Amat-Mamu (c. 1764 BC - c. 1711 BC) was a Babylonian nadītu priestess. She lived in a closed nadītu community in Sippar, where she worked as a scribe.

Amat-Mamu was born around 1764 BC, and she was consecrated as a Babylonian nadītu, a priestess of the god Shamash. Her name translates to "woman servant of Mamu", Mamu being the daughter of Shamash. As a nadītu, Amat-Mamu lived in a walled quarter in Sippar, the gagûm, which was separated from the rest of the city. She was allowed to own land, but not to marry or have children.
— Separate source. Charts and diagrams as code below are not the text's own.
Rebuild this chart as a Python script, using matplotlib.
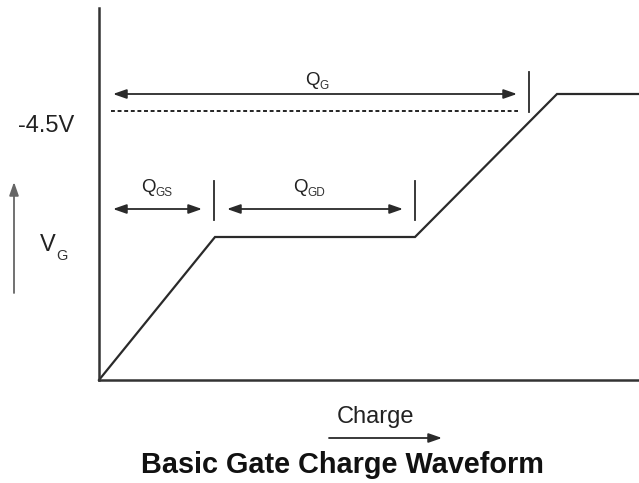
import matplotlib
matplotlib.use('Agg')
import matplotlib.pyplot as plt

# 栅极电荷波形 (单位: 任意)
charge = [0, 11.6, 31.6, 45.8, 54.0]
vg = [0, 14.3, 14.3, 28.6, 28.6]

# -4.5V 虚线
level_y = 26.9
level_x = [1.2, 41.9]

# 区间箭头: (起点, 终点, y, 标签, 下标)
spans_start = [1.4, 1.4, 12.8]
spans_end = [41.8, 10.3, 30.4]
spans_y = [28.6, 17.1, 17.1]
spans_label = ['Q', 'Q', 'Q']
spans_sub = ['G', 'GS', 'GD']
label_x = [20.6, 4.2, 19.4]
label_y = [29.1, 18.4, 18.4]

# 分隔竖线
bars_x = [43.0, 11.5, 31.6]
bars_lo = [26.8, 16.0, 16.0]
bars_hi = [30.8, 19.9, 19.9]

plt.rcParams['font.family'] = ['Liberation Sans', 'DejaVu Sans']

fig = plt.figure(figsize=(6.39, 4.83), dpi=100)
ax = fig.add_axes([99 / 639, 103 / 483, 540 / 639, 372 / 483])
ax.set_xlim(0, 54.0)
ax.set_ylim(0, 37.2)
ax.set_xticks([])
ax.set_yticks([])
for s in ['top', 'right']:
    ax.spines[s].set_visible(False)
for s in ['left', 'bottom']:
    ax.spines[s].set_linewidth(1.8)
    ax.spines[s].set_color('#333333')

line_col = '#2a2a2a'
ax.plot(charge, vg, color=line_col, lw=1.6, solid_joinstyle='miter', clip_on=False)

ax.plot(level_x, [level_y, level_y], color='#222222', lw=1.4, linestyle=(0, (2, 1.4)))

arrow_style = '<|-|>,head_length=0.8,head_width=0.28'
for x0, x1, y, lab, sub, lx, ly in zip(spans_start, spans_end, spans_y, spans_label,
                                         spans_sub, label_x, label_y):
    ax.annotate('', xy=(x1, y), xytext=(x0, y),
                arrowprops=dict(arrowstyle=arrow_style, color=line_col, lw=1.3,
                                shrinkA=0, shrinkB=0, mutation_scale=10))
    ax.text(lx, ly, lab, fontsize=13.5, color='#222222', ha='left', va='bottom')
    ax.annotate(sub, xy=(lx, ly), xytext=(10.5, -2.5), textcoords='offset points',
                fontsize=8.5, color='#333333', ha='left', va='bottom')

for bx, lo, hi in zip(bars_x, bars_lo, bars_hi):
    ax.plot([bx, bx], [lo, hi], color=line_col, lw=1.3)

# 左侧标注
ax.text(-5.3, 25.4, '-4.5V', fontsize=17, color='#222222', ha='center', va='center',
        clip_on=False)
ax.annotate('', xy=(-8.5, 19.8), xytext=(-8.5, 8.7), annotation_clip=False,
            arrowprops=dict(arrowstyle='-|>,head_length=0.8,head_width=0.28',
                            color='#666666', lw=1.3, shrinkA=0, shrinkB=0,
                            mutation_scale=10))
ax.text(-5.9, 13.5, 'V', fontsize=17, color='#222222', ha='left', va='center', clip_on=False)
ax.annotate('G', xy=(-5.9, 13.5), xytext=(12, -8), textcoords='offset points',
            fontsize=10.5, color='#333333', ha='left', va='center', annotation_clip=False)

# 底部标注
ax.text(27.7, -3.7, 'Charge', fontsize=17, color='#222222', ha='center', va='center',
        clip_on=False)
ax.annotate('', xy=(34.3, -5.8), xytext=(23.0, -5.8), annotation_clip=False,
            arrowprops=dict(arrowstyle='-|>,head_length=0.8,head_width=0.28',
                            color=line_col, lw=1.3, shrinkA=0, shrinkB=0,
                            mutation_scale=10))
ax.text(24.3, -8.5, 'Basic Gate Charge Waveform', fontsize=20.8, fontweight='bold',
        color='#111111', ha='center', va='center', clip_on=False)

fig.savefig('out.png', dpi=100)
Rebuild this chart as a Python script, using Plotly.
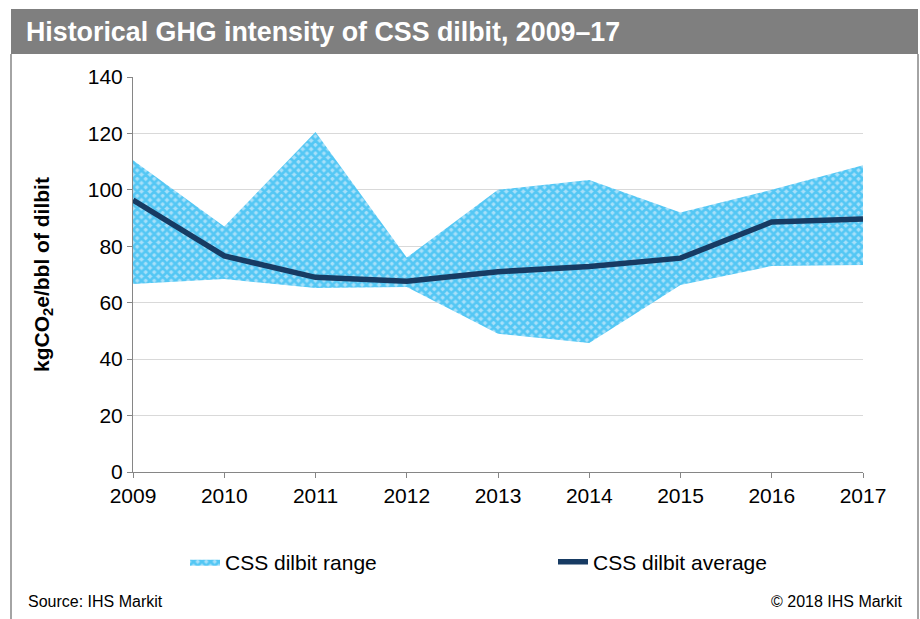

Amat-Mamu worked as a scribe in the gagûm. Though the scribes were traditionally men in Sippar, the nadītu rarely interacted with men. Because of this, Amat-Mamu was one of several women in the community who was taught to read and write so she could work as a scribe when no men were present. Archeologists know of her role as a scribe because they were expected to sign their names to tablets that they produced. Three known documents that Amat-Mamu produced were under three different kings—Hammurabi, Samsu-iluna, and Abi-Eshuh—indicating that she worked as a scribe for at least 40 years. She died around 1711 BC. Though works to female scribes were common under the reigns of Hammurabi and Samsu-iluna, Amat-Mamu is the only female scribe to have a surviving work by the time of Abi-Eshuh.

Amat-Mamu was one of the women whose names were written on the Heritage Floor of the installation artwork The Dinner Party.